Problem to work on: Without the pictures, set down every line of the data exactly.

========================================================================

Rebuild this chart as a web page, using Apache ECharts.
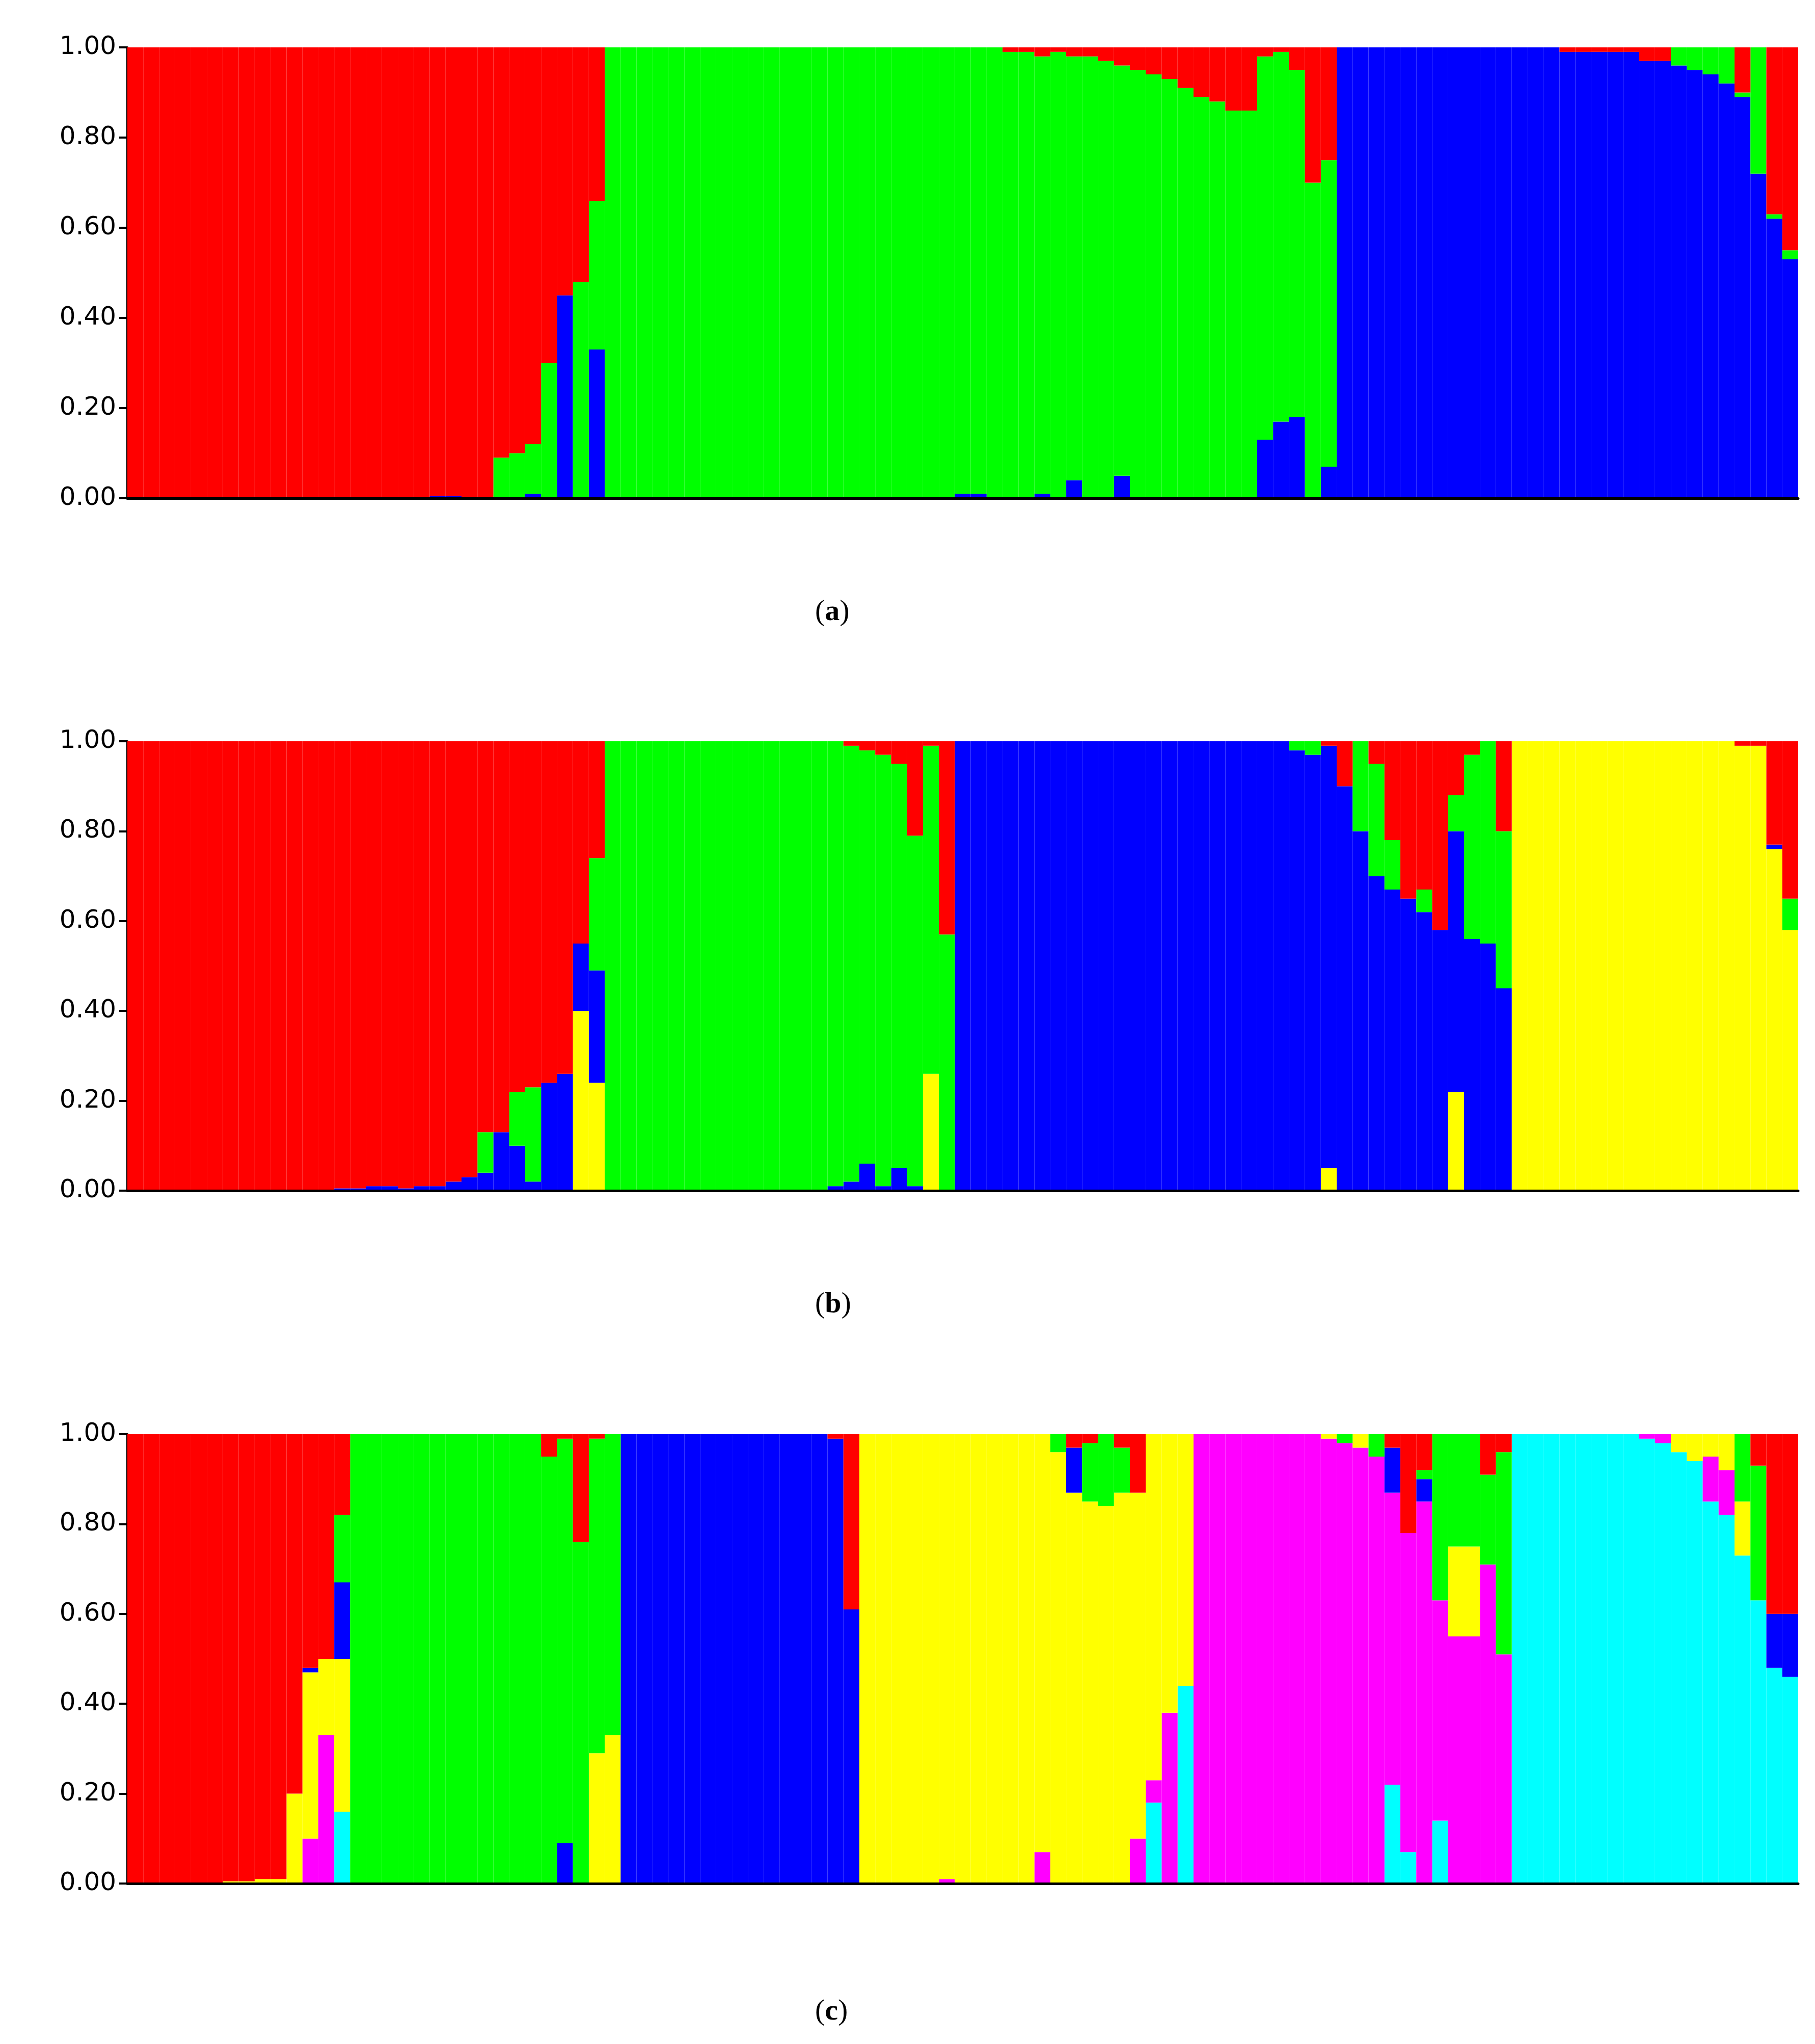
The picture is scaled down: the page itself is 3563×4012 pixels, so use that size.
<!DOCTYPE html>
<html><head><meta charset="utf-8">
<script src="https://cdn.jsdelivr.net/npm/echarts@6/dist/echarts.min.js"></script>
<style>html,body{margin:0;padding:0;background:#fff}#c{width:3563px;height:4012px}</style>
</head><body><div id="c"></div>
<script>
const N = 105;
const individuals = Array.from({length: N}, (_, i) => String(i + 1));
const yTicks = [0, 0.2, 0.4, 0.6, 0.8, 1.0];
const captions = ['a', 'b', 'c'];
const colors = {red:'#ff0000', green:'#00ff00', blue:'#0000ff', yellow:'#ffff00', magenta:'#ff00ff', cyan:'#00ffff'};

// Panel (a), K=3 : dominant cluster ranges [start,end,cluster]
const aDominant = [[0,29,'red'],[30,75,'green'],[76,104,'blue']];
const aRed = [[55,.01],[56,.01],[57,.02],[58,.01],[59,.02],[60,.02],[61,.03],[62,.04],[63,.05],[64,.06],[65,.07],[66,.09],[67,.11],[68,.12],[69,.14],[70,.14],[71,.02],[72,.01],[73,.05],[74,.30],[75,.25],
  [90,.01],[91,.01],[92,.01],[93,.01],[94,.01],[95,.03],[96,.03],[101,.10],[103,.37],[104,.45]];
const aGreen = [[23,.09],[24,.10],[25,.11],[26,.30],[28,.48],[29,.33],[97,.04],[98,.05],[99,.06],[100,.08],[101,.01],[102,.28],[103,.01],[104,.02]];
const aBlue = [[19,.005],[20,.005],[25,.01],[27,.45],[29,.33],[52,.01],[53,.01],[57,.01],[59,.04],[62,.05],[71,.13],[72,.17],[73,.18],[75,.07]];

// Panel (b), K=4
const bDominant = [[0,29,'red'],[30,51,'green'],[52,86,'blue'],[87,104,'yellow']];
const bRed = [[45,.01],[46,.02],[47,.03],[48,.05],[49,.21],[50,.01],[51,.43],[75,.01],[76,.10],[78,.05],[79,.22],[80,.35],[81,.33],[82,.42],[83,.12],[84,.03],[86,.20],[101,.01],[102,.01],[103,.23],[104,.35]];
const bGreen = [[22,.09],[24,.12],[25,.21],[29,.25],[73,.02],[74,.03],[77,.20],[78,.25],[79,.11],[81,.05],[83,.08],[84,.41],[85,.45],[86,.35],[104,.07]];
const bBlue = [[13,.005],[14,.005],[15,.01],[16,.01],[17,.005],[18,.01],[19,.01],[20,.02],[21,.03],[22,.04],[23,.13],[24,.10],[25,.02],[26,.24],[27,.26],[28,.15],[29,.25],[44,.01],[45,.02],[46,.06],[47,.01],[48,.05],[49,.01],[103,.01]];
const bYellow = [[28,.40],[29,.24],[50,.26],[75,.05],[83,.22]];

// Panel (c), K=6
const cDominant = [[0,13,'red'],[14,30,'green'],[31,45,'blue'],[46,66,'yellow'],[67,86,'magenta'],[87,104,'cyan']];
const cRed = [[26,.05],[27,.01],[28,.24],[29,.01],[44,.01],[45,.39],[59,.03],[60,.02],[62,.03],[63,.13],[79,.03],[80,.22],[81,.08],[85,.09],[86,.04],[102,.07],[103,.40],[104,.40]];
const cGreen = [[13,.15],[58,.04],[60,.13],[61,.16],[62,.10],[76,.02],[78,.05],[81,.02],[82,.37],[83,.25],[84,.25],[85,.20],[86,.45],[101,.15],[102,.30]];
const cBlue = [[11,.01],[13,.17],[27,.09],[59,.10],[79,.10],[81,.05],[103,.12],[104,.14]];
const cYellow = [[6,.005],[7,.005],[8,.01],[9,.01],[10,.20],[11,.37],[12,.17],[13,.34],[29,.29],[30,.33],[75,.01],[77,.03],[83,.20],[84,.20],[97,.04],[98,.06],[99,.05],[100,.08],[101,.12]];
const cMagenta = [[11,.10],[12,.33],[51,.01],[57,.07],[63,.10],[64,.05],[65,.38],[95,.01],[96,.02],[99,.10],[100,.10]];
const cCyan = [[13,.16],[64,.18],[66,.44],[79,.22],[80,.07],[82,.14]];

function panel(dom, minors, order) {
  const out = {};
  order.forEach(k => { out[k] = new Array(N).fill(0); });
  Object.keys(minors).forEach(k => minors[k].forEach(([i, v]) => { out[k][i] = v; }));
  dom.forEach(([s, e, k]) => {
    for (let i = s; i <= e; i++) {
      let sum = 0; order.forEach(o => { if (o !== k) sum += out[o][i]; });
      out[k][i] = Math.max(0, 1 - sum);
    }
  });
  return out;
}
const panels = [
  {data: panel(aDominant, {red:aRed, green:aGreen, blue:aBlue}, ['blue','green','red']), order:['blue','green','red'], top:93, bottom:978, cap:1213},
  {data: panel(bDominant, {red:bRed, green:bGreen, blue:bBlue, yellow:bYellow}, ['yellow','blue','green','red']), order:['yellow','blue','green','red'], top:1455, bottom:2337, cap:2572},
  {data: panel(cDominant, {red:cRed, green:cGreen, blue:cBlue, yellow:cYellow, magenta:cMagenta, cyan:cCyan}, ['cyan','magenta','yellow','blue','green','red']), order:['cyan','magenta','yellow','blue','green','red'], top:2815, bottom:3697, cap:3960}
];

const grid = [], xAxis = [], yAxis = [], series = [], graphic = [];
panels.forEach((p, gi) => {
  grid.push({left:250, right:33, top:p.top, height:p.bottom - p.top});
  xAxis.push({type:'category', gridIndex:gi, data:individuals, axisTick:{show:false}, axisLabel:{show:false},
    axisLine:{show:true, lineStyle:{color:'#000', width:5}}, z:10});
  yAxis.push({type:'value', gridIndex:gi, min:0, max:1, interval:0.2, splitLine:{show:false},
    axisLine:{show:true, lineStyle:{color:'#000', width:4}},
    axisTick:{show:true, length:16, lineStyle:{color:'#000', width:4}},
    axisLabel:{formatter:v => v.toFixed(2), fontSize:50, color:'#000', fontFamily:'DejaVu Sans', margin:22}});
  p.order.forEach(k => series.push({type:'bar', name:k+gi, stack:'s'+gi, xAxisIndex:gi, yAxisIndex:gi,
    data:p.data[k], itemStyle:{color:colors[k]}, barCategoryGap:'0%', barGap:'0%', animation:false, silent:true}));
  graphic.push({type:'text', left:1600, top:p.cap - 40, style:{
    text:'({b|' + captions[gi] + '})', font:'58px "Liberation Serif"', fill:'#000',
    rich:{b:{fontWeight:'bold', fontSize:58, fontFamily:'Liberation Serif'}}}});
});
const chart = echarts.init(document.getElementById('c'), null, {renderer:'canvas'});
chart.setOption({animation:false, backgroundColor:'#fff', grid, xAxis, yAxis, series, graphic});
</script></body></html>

========================================================================

Final result:
Rebuild this chart as a web page, using Apache ECharts.
The picture is scaled down: the page itself is 3563×4012 pixels, so use that size.
<!DOCTYPE html>
<html><head><meta charset="utf-8">
<script src="https://cdn.jsdelivr.net/npm/echarts@6/dist/echarts.min.js"></script>
<style>html,body{margin:0;padding:0;background:#fff}#c{width:3563px;height:4012px}</style>
</head><body><div id="c"></div>
<script>
const N = 105;
const individuals = Array.from({length: N}, (_, i) => String(i + 1));
const yTicks = [0, 0.2, 0.4, 0.6, 0.8, 1.0];
const captions = ['a', 'b', 'c'];
const colors = {red:'#ff0000', green:'#00ff00', blue:'#0000ff', yellow:'#ffff00', magenta:'#ff00ff', cyan:'#00ffff'};

// Panel (a), K=3 : dominant cluster ranges [start,end,cluster]
const aDominant = [[0,29,'red'],[30,75,'green'],[76,104,'blue']];
const aRed = [[55,.01],[56,.01],[57,.02],[58,.01],[59,.02],[60,.02],[61,.03],[62,.04],[63,.05],[64,.06],[65,.07],[66,.09],[67,.11],[68,.12],[69,.14],[70,.14],[71,.02],[72,.01],[73,.05],[74,.30],[75,.25],
  [90,.01],[91,.01],[92,.01],[93,.01],[94,.01],[95,.03],[96,.03],[101,.10],[103,.37],[104,.45]];
const aGreen = [[23,.09],[24,.10],[25,.11],[26,.30],[28,.48],[29,.33],[97,.04],[98,.05],[99,.06],[100,.08],[101,.01],[102,.28],[103,.01],[104,.02]];
const aBlue = [[19,.005],[20,.005],[25,.01],[27,.45],[29,.33],[52,.01],[53,.01],[57,.01],[59,.04],[62,.05],[71,.13],[72,.17],[73,.18],[75,.07]];

// Panel (b), K=4
const bDominant = [[0,29,'red'],[30,51,'green'],[52,86,'blue'],[87,104,'yellow']];
const bRed = [[45,.01],[46,.02],[47,.03],[48,.05],[49,.21],[50,.01],[51,.43],[75,.01],[76,.10],[78,.05],[79,.22],[80,.35],[81,.33],[82,.42],[83,.12],[84,.03],[86,.20],[101,.01],[102,.01],[103,.23],[104,.35]];
const bGreen = [[22,.09],[24,.12],[25,.21],[29,.25],[73,.02],[74,.03],[77,.20],[78,.25],[79,.11],[81,.05],[83,.08],[84,.41],[85,.45],[86,.35],[104,.07]];
const bBlue = [[13,.005],[14,.005],[15,.01],[16,.01],[17,.005],[18,.01],[19,.01],[20,.02],[21,.03],[22,.04],[23,.13],[24,.10],[25,.02],[26,.24],[27,.26],[28,.15],[29,.25],[44,.01],[45,.02],[46,.06],[47,.01],[48,.05],[49,.01],[103,.01]];
const bYellow = [[28,.40],[29,.24],[50,.26],[75,.05],[83,.22]];

// Panel (c), K=6
const cDominant = [[0,13,'red'],[14,30,'green'],[31,45,'blue'],[46,66,'yellow'],[67,86,'magenta'],[87,104,'cyan']];
const cRed = [[26,.05],[27,.01],[28,.24],[29,.01],[44,.01],[45,.39],[59,.03],[60,.02],[62,.03],[63,.13],[79,.03],[80,.22],[81,.08],[85,.09],[86,.04],[102,.07],[103,.40],[104,.40]];
const cGreen = [[13,.15],[58,.04],[60,.13],[61,.16],[62,.10],[76,.02],[78,.05],[81,.02],[82,.37],[83,.25],[84,.25],[85,.20],[86,.45],[101,.15],[102,.30]];
const cBlue = [[11,.01],[13,.17],[27,.09],[59,.10],[79,.10],[81,.05],[103,.12],[104,.14]];
const cYellow = [[6,.005],[7,.005],[8,.01],[9,.01],[10,.20],[11,.37],[12,.17],[13,.34],[29,.29],[30,.33],[75,.01],[77,.03],[83,.20],[84,.20],[97,.04],[98,.06],[99,.05],[100,.08],[101,.12]];
const cMagenta = [[11,.10],[12,.33],[51,.01],[57,.07],[63,.10],[64,.05],[65,.38],[95,.01],[96,.02],[99,.10],[100,.10]];
const cCyan = [[13,.16],[64,.18],[66,.44],[79,.22],[80,.07],[82,.14]];

function panel(dom, minors, order) {
  const out = {};
  order.forEach(k => { out[k] = new Array(N).fill(0); });
  Object.keys(minors).forEach(k => minors[k].forEach(([i, v]) => { out[k][i] = v; }));
  dom.forEach(([s, e, k]) => {
    for (let i = s; i <= e; i++) {
      let sum = 0; order.forEach(o => { if (o !== k) sum += out[o][i]; });
      out[k][i] = Math.max(0, 1 - sum);
    }
  });
  return out;
}
const panels = [
  {data: panel(aDominant, {red:aRed, green:aGreen, blue:aBlue}, ['blue','green','red']), order:['blue','green','red'], top:93, bottom:978, cap:1213},
  {data: panel(bDominant, {red:bRed, green:bGreen, blue:bBlue, yellow:bYellow}, ['yellow','blue','green','red']), order:['yellow','blue','green','red'], top:1455, bottom:2337, cap:2572},
  {data: panel(cDominant, {red:cRed, green:cGreen, blue:cBlue, yellow:cYellow, magenta:cMagenta, cyan:cCyan}, ['cyan','magenta','yellow','blue','green','red']), order:['cyan','magenta','yellow','blue','green','red'], top:2815, bottom:3697, cap:3960}
];

const grid = [], xAxis = [], yAxis = [], series = [], graphic = [];
panels.forEach((p, gi) => {
  grid.push({left:250, right:33, top:p.top, height:p.bottom - p.top});
  xAxis.push({type:'category', gridIndex:gi, data:individuals, axisTick:{show:false}, axisLabel:{show:false},
    axisLine:{show:true, lineStyle:{color:'#000', width:5}}, z:10});
  yAxis.push({type:'value', gridIndex:gi, min:0, max:1, interval:0.2, splitLine:{show:false},
    axisLine:{show:true, lineStyle:{color:'#000', width:4}},
    axisTick:{show:true, length:16, lineStyle:{color:'#000', width:4}},
    axisLabel:{formatter:v => v.toFixed(2), fontSize:50, color:'#000', fontFamily:'DejaVu Sans', margin:22}});
  p.order.forEach(k => series.push({type:'bar', name:k+gi, stack:'s'+gi, xAxisIndex:gi, yAxisIndex:gi,
    data:p.data[k], itemStyle:{color:colors[k]}, barCategoryGap:'0%', barGap:'0%', animation:false, silent:true}));
  graphic.push({type:'text', left:1600, top:p.cap - 40, style:{
    text:'({b|' + captions[gi] + '})', font:'58px "Liberation Serif"', fill:'#000',
    rich:{b:{fontWeight:'bold', fontSize:58, fontFamily:'Liberation Serif'}}}});
});
const chart = echarts.init(document.getElementById('c'), null, {renderer:'canvas'});
chart.setOption({animation:false, backgroundColor:'#fff', grid, xAxis, yAxis, series, graphic});
</script></body></html>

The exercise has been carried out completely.